Monkey family enjoying a banana.
After a long day on elephant's back we finally see the rare rhino (Rhinoceros unicornis); the entire population is estimated to be at 2'000.
They are quite tame; after a short glance at our elephant the rhino ignores us.
The "greater one-horned rhino"; one of 600 in the national park.
They need water and green grass all year round.
Female rhino with her baby; this is the moment where they get aggressive easily.
As the sun sets; the elephant driver spots a male at the edge of the dense forest.
The tiger is the king of the jungle; we only see its' huge footprints in the sand. It is huge compared to the human foot next to it; and not surprising that a tiger easily killed three people in the last two months.
Back in Kathmandu we leave in the afternoon for Nagarkot; a viewpoint above the valley.

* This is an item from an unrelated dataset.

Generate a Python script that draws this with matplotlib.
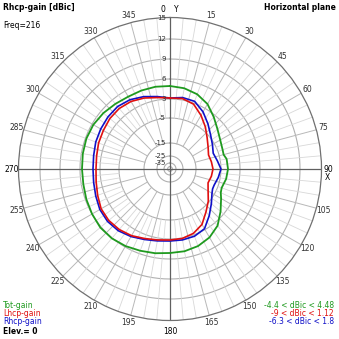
import numpy as np
import matplotlib
matplotlib.use("Agg")
from matplotlib import pyplot as plt

# radial scale of the plot: ring labels (dBic) and their relative radius
ring_db = [-40, -35, -25, -15, -5, 3, 6, 9, 12, 15]
ring_r = [0.0, 6.0, 13.0, 26.0, 51.0, 70.0, 90.0, 110.0, 130.0, 151.5]
ring_labels = [15, 12, 9, 6, 3, -5, -15, -25, -35]

# azimuth (deg, clockwise from Y)
az = [0, 10, 20, 30, 40, 50, 60, 70, 75, 80, 90, 100, 110, 115, 120, 130,
      140, 150, 160, 170, 180, 190, 200, 210, 220, 230, 240, 250, 260, 270,
      280, 290, 300, 310, 320, 330, 340, 350]
tot_gain = [4.95, 4.8, 4.43, 3.75, 2.16, -0.37, -2.05, -2.89, -3.1, -2.26,
            -2.05, -2.47, -3.32, -2.89, -1.63, 1.32, 3.6, 4.35, 4.8, 5.03,
            5.1, 5.33, 5.55, 5.85, 6.08, 6.15, 6.0, 5.85, 5.7, 5.7, 5.78,
            5.85, 5.78, 5.55, 5.25, 5.03, 5.03, 5.03]

az2 = [0, 10, 20, 30, 40, 50, 60, 70, 80, 90, 100, 110, 120, 130, 140, 150,
       160, 170, 180, 190, 200, 210, 220, 230, 240, 250, 260, 270, 280, 290,
       300, 310, 320, 330, 340, 350]
lhcp_gain = [3.15, 3.23, 2.58, -0.37, -3.32, -6.0, -7.8, -9.0, -8.6, -8.2,
             -8.6, -9.2, -7.8, -5.4, -2.9, 0.47, 2.37, 3.08, 3.15, 3.3, 3.6,
             4.05, 4.35, 4.5, 4.43, 4.05, 3.75, 3.6, 3.68, 3.9, 4.05, 4.28,
             4.35, 4.2, 3.83, 3.38]

az3 = [0, 10, 20, 30, 40, 50, 60, 70, 80, 90, 100, 110, 115, 120, 130, 140,
       150, 160, 170, 180, 190, 200, 210, 220, 230, 240, 250, 260, 270, 280,
       290, 300, 310, 320, 330, 340, 350]
rhcp_gain = [3.15, 3.38, 3.3, 1.32, -1.63, -4.16, -5.8, -7.0, -6.2, -5.0,
             -5.8, -6.6, -6.6, -6.0, -3.74, -0.79, 2.58, 3.23, 3.3, 3.3, 3.45,
             3.75, 4.2, 4.58, 4.73, 4.65, 4.35, 4.13, 4.05, 4.13, 4.35, 4.5,
             4.65, 4.73, 4.5, 4.05, 3.53]

GREEN = "#1f9a1f"
RED = "#e01010"
BLUE = "#1010c8"


def fwd(x):
    return np.interp(x, ring_db, ring_r)


def inv(x):
    return np.interp(x, ring_r, ring_db)


def closed(a, v):
    a = np.deg2rad(list(a) + [a[0]])
    return a, list(v) + [v[0]]


W = 339
fig = plt.figure(figsize=(3.39, 3.39), dpi=100)
cx, cy, R = 170, 169, 151.5
ax = fig.add_axes([(cx - R) / W, (W - cy - R) / W, 2 * R / W, 2 * R / W],
                  projection="polar")
ax.set_theta_zero_location("N")
ax.set_theta_direction(-1)
ax.set_rscale("function", functions=(fwd, inv))
ax.set_rlim(-40, 15)
ax.grid(False)
ax.set_xticks([])
ax.set_yticks([])
ax.spines["polar"].set_color("#707070")
ax.spines["polar"].set_linewidth(0.9)

full = np.linspace(0, 2 * np.pi, 361)
for v in ring_labels[1:]:
    ax.plot(full, np.full_like(full, v), color="#b0b0b0", lw=0.8, zorder=1)
ax.plot(full, np.full_like(full, -38), color="#b0b0b0", lw=0.8, zorder=1)

for a in range(0, 360, 5):
    t = np.deg2rad(a)
    if a % 90 == 0:
        continue
    if a % 15 == 0:
        ax.plot([t, t], [-15, 15], color="#b8b8b8", lw=0.7, zorder=1)
    else:
        ax.plot([t, t], [-5, 15], color="#d8d8d8", lw=0.6, zorder=1)
for a in (0, 90):
    t = np.deg2rad(a)
    ax.plot([t, t], [-40, 15], color="#606060", lw=0.9, zorder=1)
    ax.plot([t + np.pi, t + np.pi], [-40, 15], color="#606060", lw=0.9, zorder=1)

t, r = closed(az, tot_gain)
ax.plot(t, r, color=GREEN, lw=1.3, zorder=3)
t, r = closed(az3, rhcp_gain)
ax.plot(t, r, color=BLUE, lw=1.2, zorder=3)
t, r = closed(az2, lhcp_gain)
ax.plot(t, r, color=RED, lw=1.2, zorder=4)

fs = 5.5
for v in ring_labels:
    y = cy - fwd(v)
    fig.text(166 / W, 1 - y / W, str(v), ha="right", va="center",
             fontsize=5, color="#303030")

for a in range(15, 360, 15):
    if a in (90, 180, 270):
        continue
    th = np.deg2rad(a)
    x = cx + 159 * np.sin(th)
    y = cy - 159 * np.cos(th)
    fig.text(x / W, 1 - y / W, str(a), ha="center", va="center", fontsize=fs,
             color="#303030")
fig.text(163 / W, 1 - 10 / W, "0", ha="center", va="center", fontsize=fs)
fig.text(176 / W, 1 - 9 / W, "Y", ha="center", va="center", fontsize=fs)
fig.text(328 / W, 1 - 169 / W, "90", ha="center", va="center", fontsize=fs)
fig.text(327 / W, 1 - 178 / W, "X", ha="center", va="center", fontsize=fs)
fig.text(170 / W, 1 - 332 / W, "180", ha="center", va="center", fontsize=fs)
fig.text(12 / W, 1 - 170 / W, "270", ha="center", va="center", fontsize=fs)

fig.text(3 / W, 1 - 7 / W, "Rhcp-gain [dBic]", ha="left", va="center",
         fontsize=fs, fontweight="bold")
fig.text(3 / W, 1 - 25 / W, "Freq=216", ha="left", va="center", fontsize=fs)
fig.text(336 / W, 1 - 7 / W, "Horizontal plane", ha="right", va="center",
         fontsize=fs, fontweight="bold")

fig.text(3 / W, 1 - 305 / W, "Tot-gain", color=GREEN, fontsize=fs, va="center")
fig.text(3 / W, 1 - 313 / W, "Lhcp-gain", color=RED, fontsize=fs, va="center")
fig.text(3 / W, 1 - 322 / W, "Rhcp-gain", color=BLUE, fontsize=fs, va="center")
fig.text(3 / W, 1 - 331 / W, "Elev.= 0", color="black", fontsize=fs,
         va="center", fontweight="bold")
fig.text(334 / W, 1 - 305 / W, "-4.4 < dBic < 4.48", color=GREEN, fontsize=fs,
         va="center", ha="right")
fig.text(334 / W, 1 - 313 / W, "-9 < dBic < 1.12", color=RED, fontsize=fs,
         va="center", ha="right")
fig.text(334 / W, 1 - 322 / W, "-6.3 < dBic < 1.8", color=BLUE, fontsize=fs,
         va="center", ha="right")

fig.savefig("out.png", dpi=100)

We pass the rice fields near Baktapur on the way to Nagarkot.
Rice terraces crawl up the hillsides as far as the eye can see.
Himalayan giants in the north.
Nagarkot is famous for its sunsets; and does not disappoint us.
Last rays of the sun before it sets behind the Siwali range.
Panorama of Himalayan range from Nagarkot at sunset.
The last light turns the snow pink.
Moon rising over the Himalayas.
We rise early to witness the awakening of the peaks; within minutes they rise from the shade; turn orange and then white. The peak in the middle is Manaslu; a great trekking area which doesn't get many trekkers.
Enjoying the last views of the Himalayas.